§ **Short task**: Print word for word the first line of the listing below and every line after it, through the line with "y_ticks = [0, 5, 10, 15, 20, 25, 30, 35]". Leave out the pictures and the rest.

§ **Collected material**:
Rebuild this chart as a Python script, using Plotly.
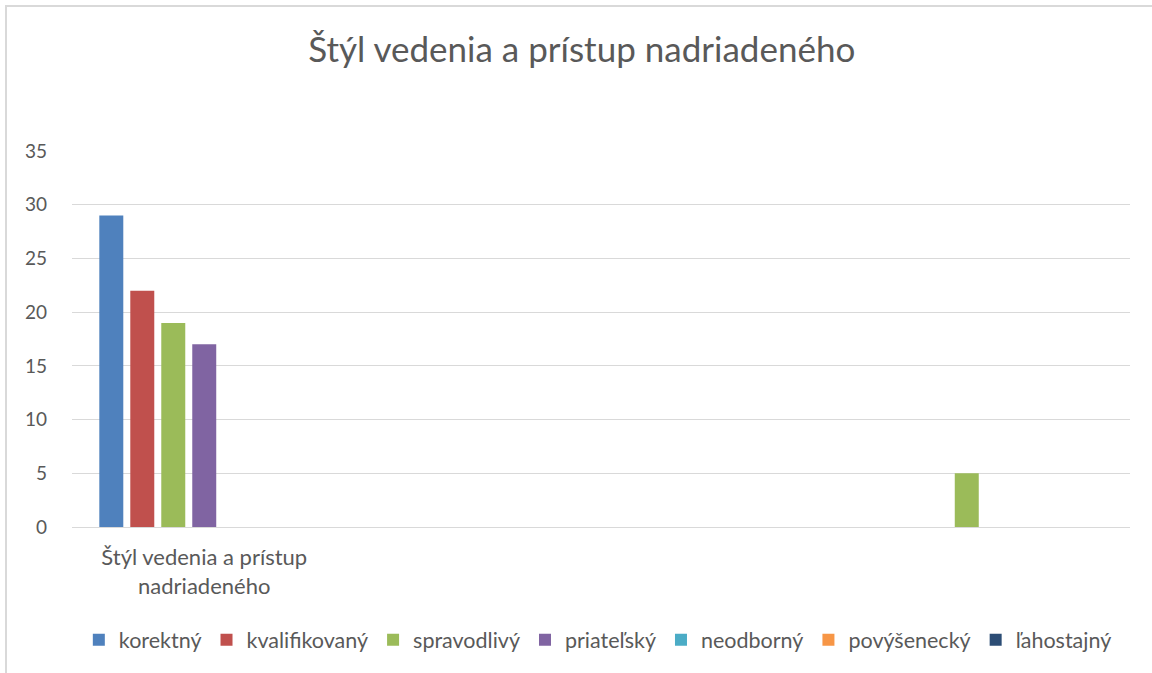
import plotly.graph_objects as go

categories = ["Štýl vedenia a prístup<br>nadriadeného", "", "", ""]
cat_pos = [0, 1, 2, 3]
series_names = ["korektný", "kvalifikovaný", "spravodlivý", "priateľský",
                "neodborný", "povýšenecký", "ľahostajný"]
korektny = [29, 0, 0, 0]
kvalifikovany = [22, 0, 0, 0]
spravodlivy = [19, 0, 0, 5]
priatelsky = [17, 0, 0, 0]
neodborny = [0, 0, 0, 0]
povysenecky = [0, 0, 0, 0]
lahostajny = [0, 0, 0, 0]
colors = ["#4F81BD", "#C0504D", "#9BBB59", "#8064A2", "#4BACC6", "#F79646", "#2C4D75"]
y_ticks = [0, 5, 10, 15, 20, 25, 30, 35]

values = [korektny, kvalifikovany, spravodlivy, priatelsky, neodborny, povysenecky, lahostajny]

FONT = "Lato"
TXT = "#595959"

fig = go.Figure()
for name, vals, col in zip(series_names, values, colors):
    fig.add_trace(go.Bar(x=cat_pos, y=vals, name=name, marker=dict(color=col, line=dict(width=0))))

fig.update_layout(
    width=1152, height=673,
    paper_bgcolor="white", plot_bgcolor="white",
    margin=dict(l=72, r=22, t=151, b=146),
    barmode="group", bargap=0.18, bargroupgap=0.226,
    title=dict(text="Štýl vedenia a prístup nadriadeného", x=0.505, xanchor="center",
               y=1 - 50 / 673, yanchor="middle",
               font=dict(family=FONT, size=35, color=TXT)),
    font=dict(family=FONT, color=TXT),
    showlegend=True,
    legend=dict(orientation="h", x=0.497, xanchor="center", y=-0.30, yanchor="middle",
                font=dict(family=FONT, size=21.5, color=TXT), traceorder="normal",
                itemwidth=30),
    xaxis=dict(range=[-0.5, 3.5], tickmode="array", tickvals=cat_pos, ticktext=categories,
               showgrid=False, zeroline=False, showline=False, ticks="",
               ticklabelstandoff=15,
               tickfont=dict(family=FONT, size=22, color=TXT)),
    yaxis=dict(range=[0, 35], tickmode="array", tickvals=y_ticks,
               showgrid=True, gridcolor="#D9D9D9", gridwidth=1,
               zeroline=True, zerolinecolor="#D9D9D9", zerolinewidth=1,
               showline=False, ticks="", ticklabelstandoff=24,
               tickfont=dict(family=FONT, size=19, color=TXT)),
    shapes=[dict(type="path", xref="paper", yref="paper",
                 path="M -0.0624,-0.4 L -0.0624,1.3856 L 1.05,1.3856",
                 line=dict(color="#D9D9D9", width=2))],
)
fig.write_html("out.html", config={"displayModeBar": False},
               post_script="document.body.style.margin='0px';document.body.style.padding='0px';")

§ **Reply**:
Rebuild this chart as a Python script, using Plotly.
import plotly.graph_objects as go

categories = ["Štýl vedenia a prístup<br>nadriadeného", "", "", ""]
cat_pos = [0, 1, 2, 3]
series_names = ["korektný", "kvalifikovaný", "spravodlivý", "priateľský",
                "neodborný", "povýšenecký", "ľahostajný"]
korektny = [29, 0, 0, 0]
kvalifikovany = [22, 0, 0, 0]
spravodlivy = [19, 0, 0, 5]
priatelsky = [17, 0, 0, 0]
neodborny = [0, 0, 0, 0]
povysenecky = [0, 0, 0, 0]
lahostajny = [0, 0, 0, 0]
colors = ["#4F81BD", "#C0504D", "#9BBB59", "#8064A2", "#4BACC6", "#F79646", "#2C4D75"]
y_ticks = [0, 5, 10, 15, 20, 25, 30, 35]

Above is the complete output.